Autocrine insulin pathway signaling regulates actin dynamics in cell wound repair

• Published in: PLoS genetics Vol. 16; no. 12; p. e1009186
• Main Authors: Nakamura, Mitsutoshi, Verboon, Jeffrey M, Allen, Tessa E, Abreu-Blanco, Maria Teresa, Liu, Raymond, Dominguez, Andrew N M, Delrow, Jeffrey J, Parkhurst, Susan M
• Format: Journal Article
• Language: English
• Published: United States Public Library of Science 11.12.2020; Public Library of Science (PLoS)
• Subjects: Actin; Actins - metabolism; Actomyosin; Animals; Autocrine Communication; Autocrine mechanisms; Autocrine signalling; Biology and Life Sciences; Care and treatment; Cellular signal transduction; Control; Dosage and administration; Drosophila melanogaster; Drosophila Proteins - genetics; Drosophila Proteins - metabolism; Embryos; Engineering and Technology; Gene expression; Insects; Insulin; Insulin - metabolism; Intracellular Signaling Peptides and Proteins - genetics; Intracellular Signaling Peptides and Proteins - metabolism; Lasers; Medicine and Health Sciences; Molecular modelling; Physiological aspects; Physiology; Plasma; Profilin; Profilins - genetics; Profilins - metabolism; Proteins; Research and Analysis Methods; Signal Transduction; Transcription; Transcriptome; Wound Healing; Wounds and injuries; United States
• ISSN: 1553-7404; 1553-7390; 1553-7404
• DOI: 10.1371/journal.pgen.1009186

Cells are exposed to frequent mechanical and/or chemical stressors that can compromise the integrity of the plasma membrane and underlying cortical cytoskeleton.
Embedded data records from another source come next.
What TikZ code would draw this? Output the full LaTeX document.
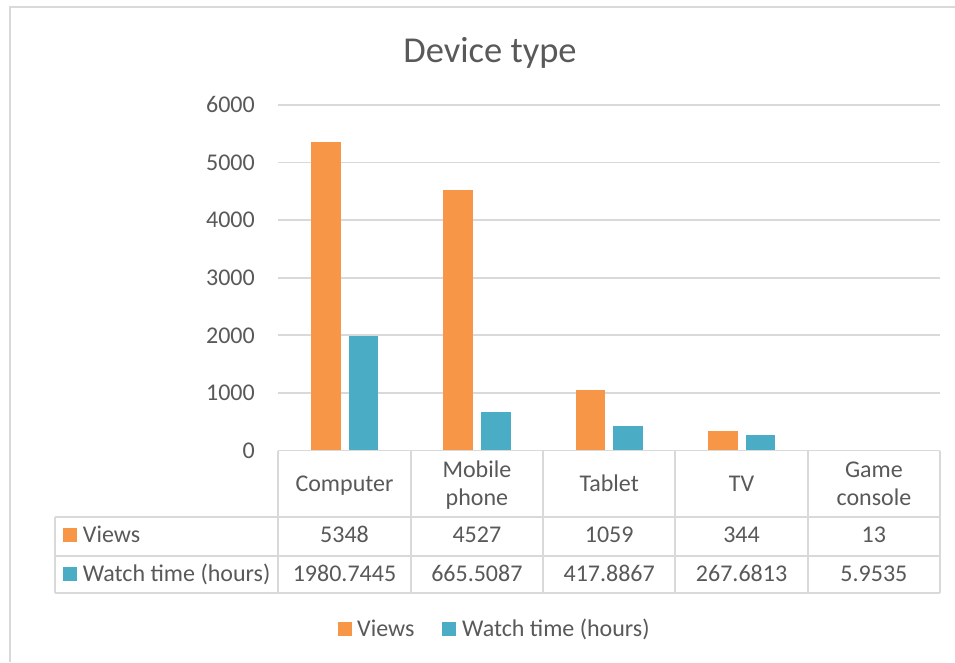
\documentclass[tikz,border=0pt]{standalone}
\usepackage{fontspec}
\setmainfont{Carlito}
\definecolor{txt}{HTML}{595959}
\definecolor{gridc}{HTML}{D9D9D9}
\definecolor{views}{HTML}{F79646}
\definecolor{watch}{HTML}{4BACC6}
\begin{document}
\begin{tikzpicture}[x=1pt,y=-1pt,
  lbl/.style={text=txt, font=\fontsize{24}{29}\selectfont, inner sep=0pt},
  titlelbl/.style={text=txt, font=\fontsize{36.5}{44}\selectfont, inner sep=0pt},
  gridln/.style={draw=gridc, line width=1.8pt},
  tabln/.style={draw=gridc, line width=1.8pt},
  vbar/.style={fill=views},
  wbar/.style={fill=watch},
  vkey/.style={fill=views},
  wkey/.style={fill=watch}]
\useasboundingbox (0,0) rectangle (955,662);
\fill[white] (0,0) rectangle (955,662);
% chart border
\draw[draw=gridc, line width=2pt] (9.5,662) -- (9.5,6.5) -- (955,6.5);
% title
\node[titlelbl, anchor=base] (title) at (490,62.3) {Device type};
% gridlines and axis labels
\foreach \k/\t in {1/1000,2/2000,3/3000,4/4000,5/5000,6/6000} {
  \draw[gridln] (278.3,{450.5-57.6*\k}) -- (940,{450.5-57.6*\k});
  \node[lbl, anchor=east] (ylab\k) at (255,{450.5-57.6*\k}) {\t};
}
\node[lbl, anchor=east] (ylab0) at (255,450.5) {0};
% bars
\foreach \i/\v/\w in {0/5348/1980.7445, 1/4527/665.5087, 2/1059/417.8867, 3/344/267.6813, 4/13/5.9535} {
  \pgfmathsetmacro\L{278.3+132.35*\i}
  \pgfmathsetmacro\hv{450.5-0.0576*\v}
  \pgfmathsetmacro\hw{450.5-0.0576*\w}
  \path[vbar] (\L+32.7,450.5) rectangle (\L+62.4,\hv);
  \path[wbar] (\L+70.4,450.5) rectangle (\L+100.1,\hw);
}
% data table lines
\draw[tabln] (278.3,450.5) -- (940,450.5);
\draw[tabln] (55,517) -- (940,517);
\draw[tabln] (55,556) -- (940,556);
\draw[tabln] (55,593) -- (940,593);
\draw[tabln] (55,517) -- (55,593);
\foreach \k in {0,...,5} {
  \draw[tabln] ({278.3+132.35*\k},450.5) -- ({278.3+132.35*\k},593);
}
% header texts
\node[lbl, anchor=base] (hdr0) at (344.5,491.7) {Computer};
\node[lbl, anchor=base] (hdr1a) at (476.9,477) {Mobile};
\node[lbl, anchor=base] (hdr1b) at (476.9,505) {phone};
\node[lbl, anchor=base] (hdr2) at (609.2,491.7) {Tablet};
\node[lbl, anchor=base] (hdr3) at (741.5,491.7) {TV};
\node[lbl, anchor=base] (hdr4a) at (873.9,477) {Game};
\node[lbl, anchor=base] (hdr4b) at (873.9,505) {console};
% row labels
\fill[vkey] (62.7,528) rectangle (76.7,542);
\node[lbl, anchor=base west] (rowv) at (82.7,542) {Views};
\fill[wkey] (62.7,567) rectangle (76.7,581);
\node[lbl, anchor=base west] (roww) at (82.7,581) {Watch time (hours)};
% values
\foreach \i/\v/\w in {0/5348/1980.7445, 1/4527/665.5087, 2/1059/417.8867, 3/344/267.6813, 4/13/5.9535} {
  \node[lbl, anchor=base] (val\i) at ({344.5+132.35*\i},542.5) {\v};
  \node[lbl, anchor=base] (wat\i) at ({344.5+132.35*\i},581.5) {\w};
}
% legend
\fill[vkey] (338,622.3) rectangle (352,635.7);
\node[lbl, anchor=base west] (legv) at (357,636) {Views};
\fill[wkey] (442,622.3) rectangle (456,635.7);
\node[lbl, anchor=base west] (legw) at (462,636) {Watch time (hours)};
\end{tikzpicture}
\end{document}
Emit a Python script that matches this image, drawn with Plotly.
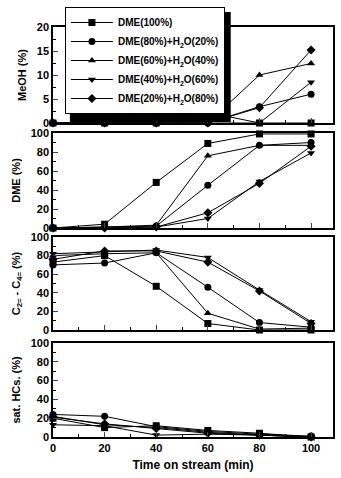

The molecular mechanisms driving the immediate repair response launched to restore the cell cortex and circumvent cell death are largely unknown. Using microarrays and drug-inhibition studies to assess gene expression, we find that initiation of cell wound repair in the Drosophila model is dependent on translation, whereas transcription is required for subsequent steps. We identified 253 genes whose expression is up-regulated (80) or down-regulated (173) in response to laser wounding. A subset of these genes were validated using RNAi knockdowns and exhibit aberrant actomyosin ring assembly and/or actin remodeling defects. Strikingly, we find that the canonical insulin signaling pathway controls actin dynamics through the actin regulators Girdin and Chickadee (profilin), and its disruption leads to abnormal wound repair. Our results provide new insight for understanding how cell wound repair proceeds in healthy individuals and those with diseases involving wound healing deficiencies.